- **Given task**
Omit all pictures. Copy the rest of the material exactly.

- **Supplied material**

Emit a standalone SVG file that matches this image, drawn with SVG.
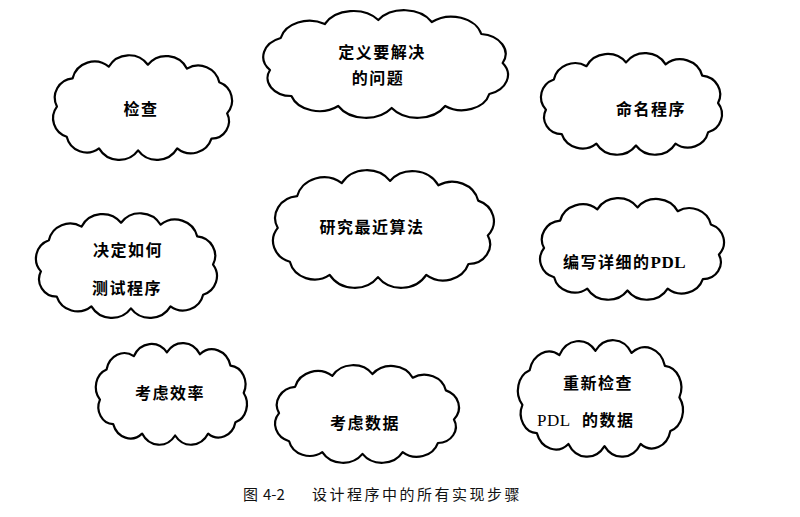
<svg xmlns="http://www.w3.org/2000/svg" xmlns:xlink="http://www.w3.org/1999/xlink" width="800" height="517" viewBox="0 0 800 517">
<style>
.cloud{fill:#fff;stroke:#000;stroke-width:2.2;stroke-linejoin:round;vector-effect:non-scaling-stroke}
.t{font-family:"Noto Sans CJK SC","Noto Sans CJK TC",sans-serif;font-weight:bold;font-size:16px;letter-spacing:1.5px;fill:#000}
.m{text-anchor:middle}
.s{font-family:"Liberation Serif",serif;font-size:17px;letter-spacing:0.5px}
.cap{font-family:"Noto Sans CJK SC",sans-serif;font-size:15px;fill:#111}
</style>
<defs>
<path id="c" class="cloud" d="M14,62 A20,20 0 0 1 22,30 A22,22 0 0 1 55,16 A24,24 0 0 1 95,12 A24,24 0 0 1 135,14 A23,23 0 0 1 172,26 A20,20 0 0 1 188,55 A20,20 0 0 1 178,86 A21,21 0 0 1 145,98 A24,24 0 0 1 105,100 A24,24 0 0 1 65,98 A22,22 0 0 1 30,88 A18,18 0 0 1 14,62 Z"/>
</defs>
<rect width="800" height="517" fill="#fff"/>
<g id="connectors"/>
<g id="n1">
<use href="#c" transform="translate(251.3,8) scale(1.337,1)"/>
<text class="t m" x="382" y="58">定义要解决</text>
<text class="t m" x="378" y="84">的问题</text>
</g>
<g id="n2">
<use href="#c" transform="translate(240.8,53.1) scale(-0.978,0.972)"/>
<text class="t m" x="141" y="115">检查</text>
</g>
<g id="n3">
<use href="#c" transform="translate(532.1,51.1) scale(0.989,0.944)"/>
<text class="t m" x="651" y="115">命名程序</text>
</g>
<g id="n4">
<use href="#c" transform="translate(504.7,167.8) scale(-1.207,1.093)"/>
<text class="t m" x="372" y="233">研究最近算法</text>
</g>
<g id="n5">
<use href="#c" transform="translate(27.1,211.1) scale(0.989,0.972)"/>
<text class="t m" x="128" y="256">决定如何</text>
<text class="t m" x="127" y="294">测试程序</text>
</g>
<g id="n6">
<use href="#c" transform="translate(733,196.1) scale(-1.005,0.944)"/>
<text class="t" x="563" y="268">编写详细的<tspan class="s" font-weight="bold">PDL</tspan></text>
</g>
<g id="n7">
<use href="#c" transform="translate(88.4,341.1) scale(0.826,0.944)"/>
<text class="t m" x="170" y="399">考虑效率</text>
</g>
<g id="n8">
<use href="#c" transform="translate(468,363.2) scale(-1.005,0.907)"/>
<text class="t m" x="365" y="429">考虑数据</text>
</g>
<g id="n9">
<use href="#c" transform="translate(509.8,337.8) scale(0.902,1.083)"/>
<text class="t m" x="598" y="389">重新检查</text>
<text class="t" x="537" y="426"><tspan class="s" font-weight="normal">PDL</tspan><tspan x="582">的数据</tspan></text>
</g>
<g id="caption">
<text class="cap" x="243" y="500">图</text>
<text class="cap" x="263" y="500">4-2</text>
<text class="cap" x="312" y="500" letter-spacing="2.5">设计程序中的所有实现步骤</text>
</g>
</svg>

- **In response**
Emit a standalone SVG file that matches this image, drawn with SVG.
<svg xmlns="http://www.w3.org/2000/svg" xmlns:xlink="http://www.w3.org/1999/xlink" width="800" height="517" viewBox="0 0 800 517">
<style>
.cloud{fill:#fff;stroke:#000;stroke-width:2.2;stroke-linejoin:round;vector-effect:non-scaling-stroke}
.t{font-family:"Noto Sans CJK SC","Noto Sans CJK TC",sans-serif;font-weight:bold;font-size:16px;letter-spacing:1.5px;fill:#000}
.m{text-anchor:middle}
.s{font-family:"Liberation Serif",serif;font-size:17px;letter-spacing:0.5px}
.cap{font-family:"Noto Sans CJK SC",sans-serif;font-size:15px;fill:#111}
</style>
<defs>
<path id="c" class="cloud" d="M14,62 A20,20 0 0 1 22,30 A22,22 0 0 1 55,16 A24,24 0 0 1 95,12 A24,24 0 0 1 135,14 A23,23 0 0 1 172,26 A20,20 0 0 1 188,55 A20,20 0 0 1 178,86 A21,21 0 0 1 145,98 A24,24 0 0 1 105,100 A24,24 0 0 1 65,98 A22,22 0 0 1 30,88 A18,18 0 0 1 14,62 Z"/>
</defs>
<rect width="800" height="517" fill="#fff"/>
<g id="connectors"/>
<g id="n1">
<use href="#c" transform="translate(251.3,8) scale(1.337,1)"/>
<text class="t m" x="382" y="58">定义要解决</text>
<text class="t m" x="378" y="84">的问题</text>
</g>
<g id="n2">
<use href="#c" transform="translate(240.8,53.1) scale(-0.978,0.972)"/>
<text class="t m" x="141" y="115">检查</text>
</g>
<g id="n3">
<use href="#c" transform="translate(532.1,51.1) scale(0.989,0.944)"/>
<text class="t m" x="651" y="115">命名程序</text>
</g>
<g id="n4">
<use href="#c" transform="translate(504.7,167.8) scale(-1.207,1.093)"/>
<text class="t m" x="372" y="233">研究最近算法</text>
</g>
<g id="n5">
<use href="#c" transform="translate(27.1,211.1) scale(0.989,0.972)"/>
<text class="t m" x="128" y="256">决定如何</text>
<text class="t m" x="127" y="294">测试程序</text>
</g>
<g id="n6">
<use href="#c" transform="translate(733,196.1) scale(-1.005,0.944)"/>
<text class="t" x="563" y="268">编写详细的<tspan class="s" font-weight="bold">PDL</tspan></text>
</g>
<g id="n7">
<use href="#c" transform="translate(88.4,341.1) scale(0.826,0.944)"/>
<text class="t m" x="170" y="399">考虑效率</text>
</g>
<g id="n8">
<use href="#c" transform="translate(468,363.2) scale(-1.005,0.907)"/>
<text class="t m" x="365" y="429">考虑数据</text>
</g>
<g id="n9">
<use href="#c" transform="translate(509.8,337.8) scale(0.902,1.083)"/>
<text class="t m" x="598" y="389">重新检查</text>
<text class="t" x="537" y="426"><tspan class="s" font-weight="normal">PDL</tspan><tspan x="582">的数据</tspan></text>
</g>
<g id="caption">
<text class="cap" x="243" y="500">图</text>
<text class="cap" x="263" y="500">4-2</text>
<text class="cap" x="312" y="500" letter-spacing="2.5">设计程序中的所有实现步骤</text>
</g>
</svg>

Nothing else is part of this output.